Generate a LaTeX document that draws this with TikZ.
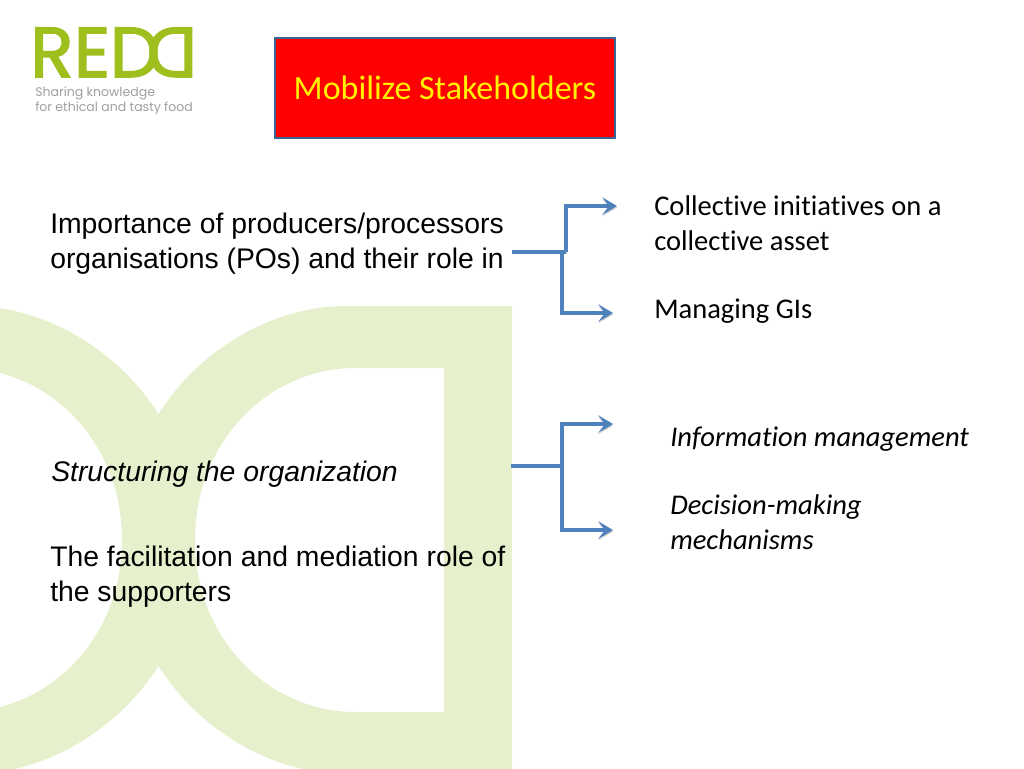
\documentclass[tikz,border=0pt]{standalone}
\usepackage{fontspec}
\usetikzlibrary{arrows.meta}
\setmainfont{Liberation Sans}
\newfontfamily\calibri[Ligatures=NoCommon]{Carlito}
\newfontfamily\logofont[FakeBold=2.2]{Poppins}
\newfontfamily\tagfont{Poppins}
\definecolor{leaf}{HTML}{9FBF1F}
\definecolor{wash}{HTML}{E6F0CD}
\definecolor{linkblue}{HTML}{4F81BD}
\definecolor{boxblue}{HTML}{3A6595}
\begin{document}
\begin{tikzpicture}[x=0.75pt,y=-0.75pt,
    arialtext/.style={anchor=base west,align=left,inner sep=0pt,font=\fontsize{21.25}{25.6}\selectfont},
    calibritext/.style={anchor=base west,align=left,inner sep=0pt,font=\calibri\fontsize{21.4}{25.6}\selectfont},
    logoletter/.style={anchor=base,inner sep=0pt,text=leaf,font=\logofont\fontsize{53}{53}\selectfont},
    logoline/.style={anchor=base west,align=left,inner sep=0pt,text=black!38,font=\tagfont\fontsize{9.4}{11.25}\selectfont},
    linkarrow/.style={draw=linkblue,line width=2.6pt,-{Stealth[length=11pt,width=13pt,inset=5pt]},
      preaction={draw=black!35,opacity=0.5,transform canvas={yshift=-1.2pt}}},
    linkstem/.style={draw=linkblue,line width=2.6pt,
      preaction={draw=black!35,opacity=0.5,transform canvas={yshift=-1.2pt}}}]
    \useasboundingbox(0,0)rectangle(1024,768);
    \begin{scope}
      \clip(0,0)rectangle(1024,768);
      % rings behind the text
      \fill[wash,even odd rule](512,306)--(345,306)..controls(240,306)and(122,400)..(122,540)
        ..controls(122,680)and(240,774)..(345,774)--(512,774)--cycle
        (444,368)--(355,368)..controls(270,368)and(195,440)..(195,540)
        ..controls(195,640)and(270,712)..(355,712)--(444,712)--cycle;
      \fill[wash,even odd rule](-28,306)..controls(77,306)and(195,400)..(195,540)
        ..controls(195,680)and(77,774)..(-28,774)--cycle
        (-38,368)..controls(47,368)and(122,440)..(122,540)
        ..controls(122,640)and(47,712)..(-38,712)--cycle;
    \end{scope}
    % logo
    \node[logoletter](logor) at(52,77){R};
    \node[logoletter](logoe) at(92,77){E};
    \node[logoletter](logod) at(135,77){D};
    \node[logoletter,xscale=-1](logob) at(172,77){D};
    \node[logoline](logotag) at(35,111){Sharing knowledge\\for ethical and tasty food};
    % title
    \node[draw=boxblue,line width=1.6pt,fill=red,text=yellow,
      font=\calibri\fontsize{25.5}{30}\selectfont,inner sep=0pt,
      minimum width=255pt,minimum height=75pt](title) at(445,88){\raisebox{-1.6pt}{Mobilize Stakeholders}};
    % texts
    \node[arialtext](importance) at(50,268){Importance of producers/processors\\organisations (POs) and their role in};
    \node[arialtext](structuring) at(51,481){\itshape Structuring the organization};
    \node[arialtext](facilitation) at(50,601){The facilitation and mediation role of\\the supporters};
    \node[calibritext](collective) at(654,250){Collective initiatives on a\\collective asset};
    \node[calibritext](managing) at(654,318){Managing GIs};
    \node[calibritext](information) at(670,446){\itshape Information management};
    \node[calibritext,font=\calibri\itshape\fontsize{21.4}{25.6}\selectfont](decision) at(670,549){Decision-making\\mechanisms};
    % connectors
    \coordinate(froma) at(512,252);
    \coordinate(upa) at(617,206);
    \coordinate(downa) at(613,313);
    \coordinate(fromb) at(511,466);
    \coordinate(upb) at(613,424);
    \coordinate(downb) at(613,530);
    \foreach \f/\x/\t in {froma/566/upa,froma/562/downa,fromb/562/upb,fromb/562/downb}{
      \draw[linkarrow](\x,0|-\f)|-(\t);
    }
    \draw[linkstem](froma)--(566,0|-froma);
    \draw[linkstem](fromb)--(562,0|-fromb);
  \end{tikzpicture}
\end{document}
----------------------------------------
THE PROBLEM - Leave out the pictures and give the listing above again exactly.

COMPLETE OUTPUT -
Generate a LaTeX document that draws this with TikZ.
\documentclass[tikz,border=0pt]{standalone}
\usepackage{fontspec}
\usetikzlibrary{arrows.meta}
\setmainfont{Liberation Sans}
\newfontfamily\calibri[Ligatures=NoCommon]{Carlito}
\newfontfamily\logofont[FakeBold=2.2]{Poppins}
\newfontfamily\tagfont{Poppins}
\definecolor{leaf}{HTML}{9FBF1F}
\definecolor{wash}{HTML}{E6F0CD}
\definecolor{linkblue}{HTML}{4F81BD}
\definecolor{boxblue}{HTML}{3A6595}
\begin{document}
\begin{tikzpicture}[x=0.75pt,y=-0.75pt,
    arialtext/.style={anchor=base west,align=left,inner sep=0pt,font=\fontsize{21.25}{25.6}\selectfont},
    calibritext/.style={anchor=base west,align=left,inner sep=0pt,font=\calibri\fontsize{21.4}{25.6}\selectfont},
    logoletter/.style={anchor=base,inner sep=0pt,text=leaf,font=\logofont\fontsize{53}{53}\selectfont},
    logoline/.style={anchor=base west,align=left,inner sep=0pt,text=black!38,font=\tagfont\fontsize{9.4}{11.25}\selectfont},
    linkarrow/.style={draw=linkblue,line width=2.6pt,-{Stealth[length=11pt,width=13pt,inset=5pt]},
      preaction={draw=black!35,opacity=0.5,transform canvas={yshift=-1.2pt}}},
    linkstem/.style={draw=linkblue,line width=2.6pt,
      preaction={draw=black!35,opacity=0.5,transform canvas={yshift=-1.2pt}}}]
    \useasboundingbox(0,0)rectangle(1024,768);
    \begin{scope}
      \clip(0,0)rectangle(1024,768);
      % rings behind the text
      \fill[wash,even odd rule](512,306)--(345,306)..controls(240,306)and(122,400)..(122,540)
        ..controls(122,680)and(240,774)..(345,774)--(512,774)--cycle
        (444,368)--(355,368)..controls(270,368)and(195,440)..(195,540)
        ..controls(195,640)and(270,712)..(355,712)--(444,712)--cycle;
      \fill[wash,even odd rule](-28,306)..controls(77,306)and(195,400)..(195,540)
        ..controls(195,680)and(77,774)..(-28,774)--cycle
        (-38,368)..controls(47,368)and(122,440)..(122,540)
        ..controls(122,640)and(47,712)..(-38,712)--cycle;
    \end{scope}
    % logo
    \node[logoletter](logor) at(52,77){R};
    \node[logoletter](logoe) at(92,77){E};
    \node[logoletter](logod) at(135,77){D};
    \node[logoletter,xscale=-1](logob) at(172,77){D};
    \node[logoline](logotag) at(35,111){Sharing knowledge\\for ethical and tasty food};
    % title
    \node[draw=boxblue,line width=1.6pt,fill=red,text=yellow,
      font=\calibri\fontsize{25.5}{30}\selectfont,inner sep=0pt,
      minimum width=255pt,minimum height=75pt](title) at(445,88){\raisebox{-1.6pt}{Mobilize Stakeholders}};
    % texts
    \node[arialtext](importance) at(50,268){Importance of producers/processors\\organisations (POs) and their role in};
    \node[arialtext](structuring) at(51,481){\itshape Structuring the organization};
    \node[arialtext](facilitation) at(50,601){The facilitation and mediation role of\\the supporters};
    \node[calibritext](collective) at(654,250){Collective initiatives on a\\collective asset};
    \node[calibritext](managing) at(654,318){Managing GIs};
    \node[calibritext](information) at(670,446){\itshape Information management};
    \node[calibritext,font=\calibri\itshape\fontsize{21.4}{25.6}\selectfont](decision) at(670,549){Decision-making\\mechanisms};
    % connectors
    \coordinate(froma) at(512,252);
    \coordinate(upa) at(617,206);
    \coordinate(downa) at(613,313);
    \coordinate(fromb) at(511,466);
    \coordinate(upb) at(613,424);
    \coordinate(downb) at(613,530);
    \foreach \f/\x/\t in {froma/566/upa,froma/562/downa,fromb/562/upb,fromb/562/downb}{
      \draw[linkarrow](\x,0|-\f)|-(\t);
    }
    \draw[linkstem](froma)--(566,0|-froma);
    \draw[linkstem](fromb)--(562,0|-fromb);
  \end{tikzpicture}
\end{document}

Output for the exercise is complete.